Figure 1. Hubble Space Telescope image of the galaxy M100 showing a number of Cepheid variables. The Cepheid star in the center of the box is located in a star-forming region of the spiral arm of the galaxy.
Figure 2. Cepheid variables are notable for their regularity. Delta Cephei itself has a period of 5.3 days [A]; in comparison the light curve of the southern Cepheid variable Kappa Pavonis has a period of 9.1 days [B]. The shapes of the curves are not identical. Since Kappa Pavonis has the longer period, it is the more luminous. Other famous Cepheids are Zeta Geminorum (10.2 days) and Eta Aquilae (7.17 days).
A Cepheid variable is a yellow giant or supergiant pulsating variable whose period of pulsation is directly related to its luminosity: the longer the period, the greater the mean intrinsic brightness. This strict period-luminosity relationship makes Cepheids important cosmic distance indicators, since, by measuring a Cepheid's period and comparing the intrinsic brightness, which this yields, with the apparent brightness, the star's distance can be worked out. In addition, since Cepheids are so bright that they can be seen in other galaxies, they help establish a distance scale well beyond the Milky Way (see cosmic distance ladder).

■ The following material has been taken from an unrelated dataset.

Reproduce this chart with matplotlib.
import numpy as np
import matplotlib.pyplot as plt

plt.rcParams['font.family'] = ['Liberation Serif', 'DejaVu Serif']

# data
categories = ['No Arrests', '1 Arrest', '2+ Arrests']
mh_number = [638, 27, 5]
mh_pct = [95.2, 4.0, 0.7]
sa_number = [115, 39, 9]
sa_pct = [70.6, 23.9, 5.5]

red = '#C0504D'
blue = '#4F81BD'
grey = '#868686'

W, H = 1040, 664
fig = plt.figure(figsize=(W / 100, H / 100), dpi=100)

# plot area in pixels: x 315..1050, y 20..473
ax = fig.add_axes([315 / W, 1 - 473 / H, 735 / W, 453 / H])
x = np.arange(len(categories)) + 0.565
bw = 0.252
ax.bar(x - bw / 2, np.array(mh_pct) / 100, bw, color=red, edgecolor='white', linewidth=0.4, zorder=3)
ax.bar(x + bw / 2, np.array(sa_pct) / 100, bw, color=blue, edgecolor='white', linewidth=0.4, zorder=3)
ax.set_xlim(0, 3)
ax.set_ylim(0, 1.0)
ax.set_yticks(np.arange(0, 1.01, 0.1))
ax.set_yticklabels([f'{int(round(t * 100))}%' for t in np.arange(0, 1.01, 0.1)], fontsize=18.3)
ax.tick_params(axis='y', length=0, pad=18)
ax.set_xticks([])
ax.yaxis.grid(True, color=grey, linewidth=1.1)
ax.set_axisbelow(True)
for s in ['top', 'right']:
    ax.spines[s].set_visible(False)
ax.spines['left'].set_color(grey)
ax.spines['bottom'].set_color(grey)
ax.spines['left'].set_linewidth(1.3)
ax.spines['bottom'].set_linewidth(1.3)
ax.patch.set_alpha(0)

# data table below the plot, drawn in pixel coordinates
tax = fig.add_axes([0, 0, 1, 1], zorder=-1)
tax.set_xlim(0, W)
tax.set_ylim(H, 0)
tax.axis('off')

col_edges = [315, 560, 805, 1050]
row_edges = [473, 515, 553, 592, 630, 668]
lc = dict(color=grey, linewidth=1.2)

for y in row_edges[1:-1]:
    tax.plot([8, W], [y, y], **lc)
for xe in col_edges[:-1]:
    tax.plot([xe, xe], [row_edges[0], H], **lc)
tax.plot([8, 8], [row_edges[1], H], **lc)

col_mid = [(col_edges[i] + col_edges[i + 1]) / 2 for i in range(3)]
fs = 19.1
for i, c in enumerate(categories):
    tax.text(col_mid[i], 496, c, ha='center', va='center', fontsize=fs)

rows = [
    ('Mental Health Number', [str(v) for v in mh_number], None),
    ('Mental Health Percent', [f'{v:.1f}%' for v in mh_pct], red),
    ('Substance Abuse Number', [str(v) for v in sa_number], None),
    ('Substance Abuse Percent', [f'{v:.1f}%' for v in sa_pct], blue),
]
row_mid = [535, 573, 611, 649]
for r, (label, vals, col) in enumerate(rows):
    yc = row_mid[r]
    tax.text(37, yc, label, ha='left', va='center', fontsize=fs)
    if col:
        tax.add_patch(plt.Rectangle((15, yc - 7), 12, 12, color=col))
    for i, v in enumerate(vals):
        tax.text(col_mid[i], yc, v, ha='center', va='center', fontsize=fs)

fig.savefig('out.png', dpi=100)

Although the luminosities of all Cepheids are proportional to their periods, there is a different relationship for each type. The light curves of Cepheid variables have a characteristic shark-fin shape, with a rapid rise to maximum, a brief stay at peak brightness, and a smooth, slow decline to minimum (see Figure 2).
Cepheids have left the main sequence and lie on the instability strip of the Hertzsprung-Russell diagram. Over 1,000 have been cataloged, of which the first to be found was Eta Aquilae and the best known is Polaris, the North Star.
Type I Cepheid
Type I Cepheids , also known as a classical Cepheids or Delta Cephei stars, after the prototype, Delta Cephei, are massive (5 to 20 solar masses), extreme Population I objects of high luminosity that undergo very regular pulsation. The periods of Type I Cepheids range from 1 to 135 days but are typically 5 to 10 days. Accompanying the pulsations are changes in brightness, with amplitudes of 0.1 to 2 magnitudes, and in spectral type, typically from F at maximum to G or K at minimum. Type I Cepheids are more metal rich and about 4 times more luminous than Type II Cepheids. They are found in the spiral arms of galaxies.
Type I Cepheids occupy a region of the Hertzspung-Russell diagram known as the instability strip; having started life as hydrogen-burning B stars they are now in a post-main-sequence phase marked by instability to radial pulsation. A star may pass through such a phase several times after leaving the main sequence: once during shell hydrogen burning, twice more during core helium burning, and twice again during shell helium burning.
A bump Cepheid is a Type I Cepheid that has a bump in its light curve. The light curves of Type I Cepheids are asymmetrical, with a rapid rise to maximum light and a slower fall. The form of the light curve changes with period in a systematic way known as the Hertzsprung progression. A bump appears on the descending branch of the light curve of stars with periods of about a week and is found at earlier phases in stars of successively longer periods so that the bump is near maximum light in stars of 10-day period, which may show a double maximum. The bump falls on the rising branch in stars of longer period. Stars of the shortest or longest periods have smooth light curves. The amplitude of the pulsation increases slowly with period up to about 10 days, where there is a drop in amplitude; it then increases more rapidly to longer periods. The bumps may represent an echo of the surface pulsation from the deep interior; an alternative explanation is that they result from a resonance when the second overtone period is about one-half of the fundamental period.
Type II Cepheid
Type II Cepheids, also known as W Virginis stars, are Population II objects found primarily in globular clusters, galactic halos, and elliptical galaxies. They may have periods ranging from 1 to 35 days, although the period is 10 to 30 days.. Although W Vir stars show a period-luminosity relation, which is characteristic of Cepheids, the relation is different than that of Type I Cepheids. Type II Cepheids are typically 1.5 magnitudes fainter than their Type I cousins and have a mass of less than 1 solar mass, so that they are clearly at a different evolutionary stage. They also have a distinctive light curve with a variation of 0.3 to 1.2 magnitude and a bump on the decline side. Two subgroups are recognized: long-period, exemplified by W Virginis itself, with periods of greater than 8 days, and short-period, exemplified by BL Herculis, with periods of less than 8 days.
A beat Cepheid is a Cepheid variable in which two or more nearly equal periods of variability pass into and out of phase with each other, producing a 'beat. Also known as double-mode Cepheids, such stars account for nearly half of all Cepheids with periods of 2 to 4 days. Beat periods are typically about 2 hours.